Our final group of reviewers came from authors who published either at NIPS 2013 or NIPS 2012. However, authors that have published only one paper are not necessarily qualified to review at NIPS. For example, the author may be a collaborator from another field. There were 697 authors who had one NIPS paper in 2012 or 2013 and were not in our current candidate list. For these 697 authors, we felt it was necessary to go through each author individually, checking their track record on through web searches (DBLP and Google Scholar as well as web pages) and ensuring they had the necessary track record to review for NIPS. This process resulted in an additional 174 candidate reviewer names. The remainder we either were unable to identify on the web (169 people) or they had a track record where we couldn’t be confident about their ability to review for NIPS without a personal recommendation (369 people). This final wave of invites went out at the beginning of May and also included new reviewer suggestions from Area Chairs and invites to candidate Area Chairs who had not been able to commit to Area Chairing, but may have been able to commit to reviewing. Again, we wanted to ensure the expertise of the reviewing body was as highly developed as possible.
This meant that by the submission deadline we had 1390 reviewers in the system. On 15th July this number has increased slightly. This is because during paper allocation, Area Chairs have recruited additional specific reviewers to handle particular papers where they felt that the available reviewers didn’t have the correct expertise. This means that currently, we have 1400 reviewers exactly. This total number of reviewers comes from around 2255 invitations to review.
Overall, reviewer recruitment took up a very large amount of time, distributed over many weeks. Keeping track of who had been invited already was difficult, because we didn’t have a unique ID for our candidate reviewers. We have a local SQLite data base that indexes on email, and we try to check for matches based on names as well.
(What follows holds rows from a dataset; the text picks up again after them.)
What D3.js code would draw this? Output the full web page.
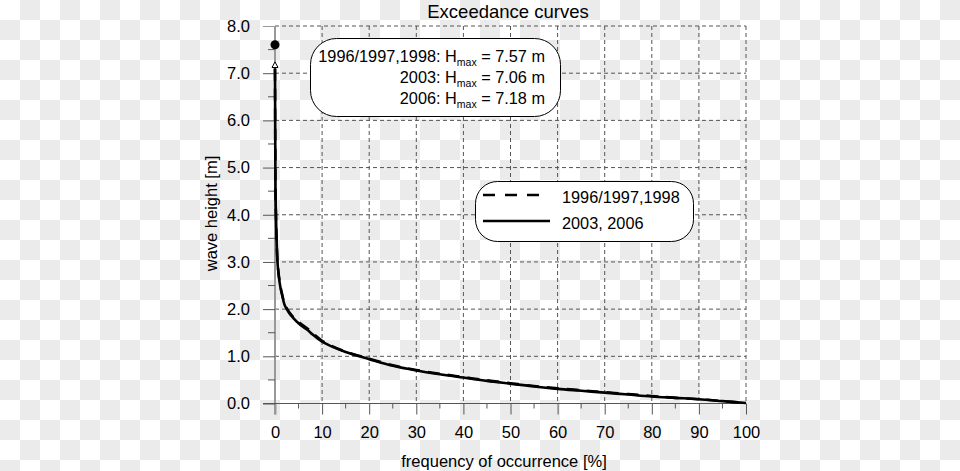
<!DOCTYPE html>
<html><head><meta charset="utf-8">
<script src="https://cdn.jsdelivr.net/npm/d3@7"></script>
<style>
html,body{margin:0;padding:0;background:#fff;}
svg{display:block;font-family:"Liberation Sans",Arial,sans-serif;}
</style></head>
<body>
<svg id="c" width="960" height="471"></svg>
<script>
// ---- data ----
const freq    = [0, 0.05, 0.1, 0.2, 0.3, 0.5, 0.75, 1, 1.5, 2, 2.5, 3, 4, 5, 6, 7, 8, 10, 12, 15, 20, 25, 30, 35, 40, 45, 50, 55, 60, 65, 70, 75, 80, 85, 90, 95, 100];
const h0306   = [7.1, 5.6, 4.6, 4.0, 3.6, 3.05, 2.75, 2.55, 2.3, 2.1, 2.0, 1.92, 1.8, 1.7, 1.62, 1.55, 1.46, 1.31, 1.21, 1.09, 0.94, 0.8, 0.7, 0.62, 0.55, 0.48, 0.42, 0.36, 0.31, 0.27, 0.23, 0.19, 0.15, 0.12, 0.09, 0.05, 0.01];
const h969798 = [7.1, 5.6, 4.6, 4.0, 3.6, 3.06, 2.77, 2.57, 2.32, 2.12, 2.02, 1.94, 1.82, 1.73, 1.65, 1.58, 1.49, 1.33, 1.22, 1.1, 0.95, 0.81, 0.71, 0.63, 0.56, 0.49, 0.43, 0.37, 0.32, 0.28, 0.24, 0.2, 0.16, 0.12, 0.09, 0.05, 0.01];
const hmaxDot = 7.57;
const arrowH  = [7.12, 7.24];
const xTicks = [0,10,20,30,40,50,60,70,80,90,100];
const xMinor = [5,15,25,35,45,55,65,75,85,95];
const yTicks = [0,1,2,3,4,5,6,7,8];
const yMinor = [0.5,1.5,2.5,3.5,4.5,5.5,6.5,7.5];
const annoLines = [["1996/1997,1998: H","max"," = 7.57 m"],["2003: H","max"," = 7.06 m"],["2006: H","max"," = 7.18 m"]];
const legendLabels = ["1996/1997,1998","2003, 2006"];
const title = "Exceedance curves";
const xTitle = "frequency of occurrence [%]";
const yTitle = "wave height [m]";

const svg = d3.select("#c");
// checkerboard background
const defs = svg.append("defs");
const pat = defs.append("pattern").attr("id","chk").attr("width",40).attr("height",40).attr("patternUnits","userSpaceOnUse");
pat.append("rect").attr("width",40).attr("height",40).attr("fill","#fff");
pat.append("rect").attr("x",20).attr("y",0).attr("width",20).attr("height",20).attr("fill","#ebebeb");
pat.append("rect").attr("x",0).attr("y",20).attr("width",20).attr("height",20).attr("fill","#ebebeb");
svg.append("rect").attr("width",960).attr("height",471).attr("fill","url(#chk)");

const x = d3.scaleLinear().domain([0,100]).range([275,746]);
const y = d3.scaleLinear().domain([0,8]).range([403.5,26]);

// grid
svg.append("g").selectAll("line").data(yTicks.slice(1)).join("line")
  .attr("x1",x(0)).attr("x2",x(100)).attr("y1",d=>y(d)).attr("y2",d=>y(d))
  .attr("stroke","#555").attr("stroke-width",1).attr("stroke-dasharray","4,3");
svg.append("g").selectAll("line").data(xTicks.slice(1)).join("line")
  .attr("x1",d=>x(d)).attr("x2",d=>x(d)).attr("y1",y(8)).attr("y2",y(0))
  .attr("stroke","#555").attr("stroke-width",1).attr("stroke-dasharray","4,3");

// y-axis line (gray)
svg.append("line").attr("x1",x(0)).attr("x2",x(0)).attr("y1",y(8)).attr("y2",414.5)
  .attr("stroke","#999").attr("stroke-width",2);

// x axis
const xa = svg.append("g").attr("transform",`translate(0,${y(0)})`)
  .call(d3.axisBottom(x).tickValues(xTicks).tickSize(11).tickSizeOuter(0).tickPadding(12).tickFormat(d3.format("d")));
xa.select(".domain").remove();
xa.selectAll(".tick line").attr("stroke","#555");
xa.selectAll(".tick").filter(d=>d===0).select("line").attr("stroke","#999").attr("stroke-width",2);
xa.selectAll("text").attr("font-size",16.5).attr("fill","#000").attr("font-family","Liberation Sans, Arial, sans-serif");
svg.append("line").attr("x1",263).attr("x2",x(100)).attr("y1",y(0)).attr("y2",y(0)).attr("stroke","#555");
svg.append("g").selectAll("line").data(xMinor).join("line")
  .attr("x1",d=>x(d)).attr("x2",d=>x(d)).attr("y1",y(0)).attr("y2",y(0)+5).attr("stroke","#555");

// y axis
const ya = svg.append("g").attr("transform",`translate(${x(0)},0)`)
  .call(d3.axisLeft(y).tickValues(yTicks).tickSize(12).tickSizeOuter(0).tickPadding(13).tickFormat(d3.format(".1f")));
ya.select(".domain").remove();
ya.selectAll(".tick line").attr("stroke","#555");
ya.selectAll(".tick").filter(d=>d===8).select("line").attr("stroke","#999");
ya.selectAll("text").attr("font-size",16.5).attr("fill","#000").attr("font-family","Liberation Sans, Arial, sans-serif");
svg.append("g").selectAll("line").data(yMinor).join("line")
  .attr("x1",x(0)-7).attr("x2",x(0)).attr("y1",d=>y(d)).attr("y2",d=>y(d)).attr("stroke","#555");

// curves
const line = d3.line().x(d=>x(d[0])).y(d=>y(d[1])).curve(d3.curveMonotoneX);
svg.append("path").datum(freq.map((f,i)=>[f,h0306[i]])).attr("d",line)
  .attr("fill","none").attr("stroke","#000").attr("stroke-width",2.6);
svg.append("path").datum(freq.map((f,i)=>[f,h969798[i]])).attr("d",line)
  .attr("fill","none").attr("stroke","#000").attr("stroke-width",2.6).attr("stroke-dasharray","12,8");

// arrow + dot
svg.append("path")
  .attr("d",`M${x(0)},${y(arrowH[1])} L${x(0)-3},${y(arrowH[0])} L${x(0)+3},${y(arrowH[0])} Z`)
  .attr("fill","#fff").attr("stroke","#000").attr("stroke-width",1);
svg.append("circle").attr("cx",x(0)).attr("cy",y(hmaxDot)-1.5).attr("r",4.5).attr("fill","#000");

// titles
svg.append("text").attr("x",508).attr("y",17.5).attr("text-anchor","middle").attr("font-size",18.5).text(title);
svg.append("text").attr("x",504).attr("y",467).attr("text-anchor","middle").attr("font-size",16.5).text(xTitle);
svg.append("text").attr("transform","translate(217,213.5) rotate(-90)").attr("text-anchor","middle").attr("font-size",16.5).text(yTitle);

// annotation box
svg.append("rect").attr("x",310.5).attr("y",38.5).attr("width",250).attr("height",78).attr("rx",26).attr("ry",26)
  .attr("fill","#fff").attr("stroke","#000").attr("stroke-width",1);
const anno = svg.append("g");
annoLines.forEach((l,i)=>{
  const t = anno.append("text").attr("x",545).attr("y",62+i*20.8).attr("text-anchor","end").attr("font-size",16.3);
  t.append("tspan").text(l[0]);
  t.append("tspan").attr("font-size",10.5).attr("dy",4).text(l[1]);
  t.append("tspan").attr("dy",-4).text(l[2]);
});

// legend
svg.append("rect").attr("x",475.5).attr("y",181.5).attr("width",218).attr("height",60).attr("rx",22).attr("ry",22)
  .attr("fill","#fff").attr("stroke","#000").attr("stroke-width",1);
svg.append("line").attr("x1",483).attr("x2",541).attr("y1",195).attr("y2",195)
  .attr("stroke","#000").attr("stroke-width",2.4).attr("stroke-dasharray","12,10");
svg.append("line").attr("x1",483).attr("x2",550).attr("y1",221).attr("y2",221)
  .attr("stroke","#000").attr("stroke-width",2.4);
legendLabels.forEach((s,i)=>{
  svg.append("text").attr("x",562).attr("y",203+i*26).attr("font-size",16.3).text(s);
});
</script>
</body></html>
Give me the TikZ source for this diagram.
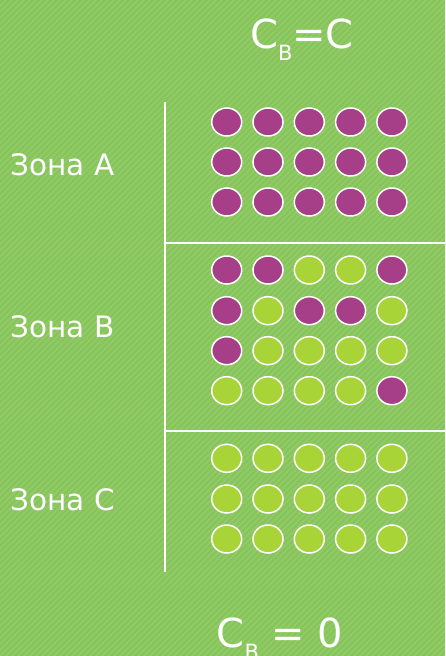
\documentclass[tikz,border=0pt]{standalone}
\usepackage{fontspec}
\setmainfont{DejaVu Sans}
\usetikzlibrary{shapes.geometric}

\definecolor{bggreen}{RGB}{136,196,92}
\definecolor{stripe}{RGB}{146,204,104}
\definecolor{plum}{RGB}{166,62,136}
\definecolor{lime}{RGB}{168,212,56}

\begin{document}
\begin{tikzpicture}[x=1pt, y=-1pt,
ball/.style={draw=white, ellipse, line width=1.5pt, minimum width=30pt, minimum height=28pt, inner sep=0pt},
zone/.style={text=white, font=\fontsize{29.5}{32}\selectfont, anchor=west},
formula/.style={text=white, font=\fontsize{40}{44}\selectfont, anchor=base},
rule/.style={draw=white, line width=1.8pt}]
    \useasboundingbox (0,0) rectangle (445,656);
    \fill[bggreen] (0,0) rectangle (445,656);
    % light diagonal stripes
    \begin{scope}
        \clip (0,0) rectangle (445,656);
        \foreach \s in {0,6,...,1110}
            \draw[stripe, line width=1.5pt] (\s-660,656) -- (\s,0);
    \end{scope}

    % formulas
    \node[formula] (top) at (302,48) {C\raisebox{-12pt}{\fontsize{21}{21}\selectfont В}=C};
    \node[formula] (bottom) at (280,647) {C\raisebox{-12pt}{\fontsize{21}{21}\selectfont В} = 0};

    % frame
    \coordinate (vtop) at (165,102);
    \coordinate (vbot) at (165,572);
    \coordinate (ab) at (165,243);
    \coordinate (abr) at (445,243);
    \coordinate (bc) at (165,431);
    \coordinate (bcr) at (445,431);
    \draw[rule] (vtop) -- (vbot);
    \draw[rule] (ab) -- (abr);
    \draw[rule] (bc) -- (bcr);

    % zone labels
    \node[zone] (za) at (7,165) {Зона A};
    \node[zone] (zb) at (7,327) {Зона B};
    \node[zone] (zc) at (7,500) {Зона C};

    % zone A
    \foreach \r/\y in {1/122,2/162,3/202}
        \foreach \c in {1,...,5}
            \node[ball, fill=plum] (a-\r-\c) at (185.4+41.3*\c,\y) {};

    % zone B
    \foreach \r/\y/\cols in {1/270/{plum,plum,lime,lime,plum},
                             2/310.7/{plum,lime,plum,plum,lime},
                             3/350.7/{plum,lime,lime,lime,lime},
                             4/390.7/{lime,lime,lime,lime,plum}}
        \foreach \col [count=\c] in \cols
            \node[ball, fill=\col] (b-\r-\c) at (185.4+41.3*\c,\y) {};

    % zone C
    \foreach \r/\y in {1/458.3,2/499,3/539}
        \foreach \c in {1,...,5}
            \node[ball, fill=lime] (c-\r-\c) at (185.4+41.3*\c,\y) {};
\end{tikzpicture}
\end{document}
Most of these checks are done in Python code which is now available on the github repository here, along with IPython notebooks that did the processing (with identifying information removed). Despite care taken to ensure we didn’t add potential reviewers twice to our data base, several people received two invites to review. Very often, they also didn’t notice that they were separate invites, so they agreed to review twice for NIPS. Most of these duplications were picked up at some point before paper allocation and they tended to arise for people whose names could be rendered in multple ways (e.g. because of accents) who have multiple email addresses (e.g. due to change of affiliation).
Firstly, NIPS uses the CMT system for conference management. In an ideal world, choice of management system shouldn’t dictate how you do things, but in practice particularities of the system can affect our choices. CMT doesn’t store a uniques profile for conference reviewers (unlike for example EasyChair which stores every conference you’ve submitted to or reviewed/chaired for). This means that from year to year information about the previous years reviewers isn’t necessarily passed in a consistent way between program chairs. Corinna and I requested that the CMT set up for our year copied across the reviewers from NIPS 2013 along with their subject areas and conflicts to try and alleviate this. The NIPS program committee in 2013 consisted of 1120 reviewers and 80 area chairs. Corinna and I set a target of 1400 reviewers and 100 area chairs. This was to account for (a) increase in submissions of perhaps 10% and (b) duplication of papers for independent reviewing at a level of around 10%.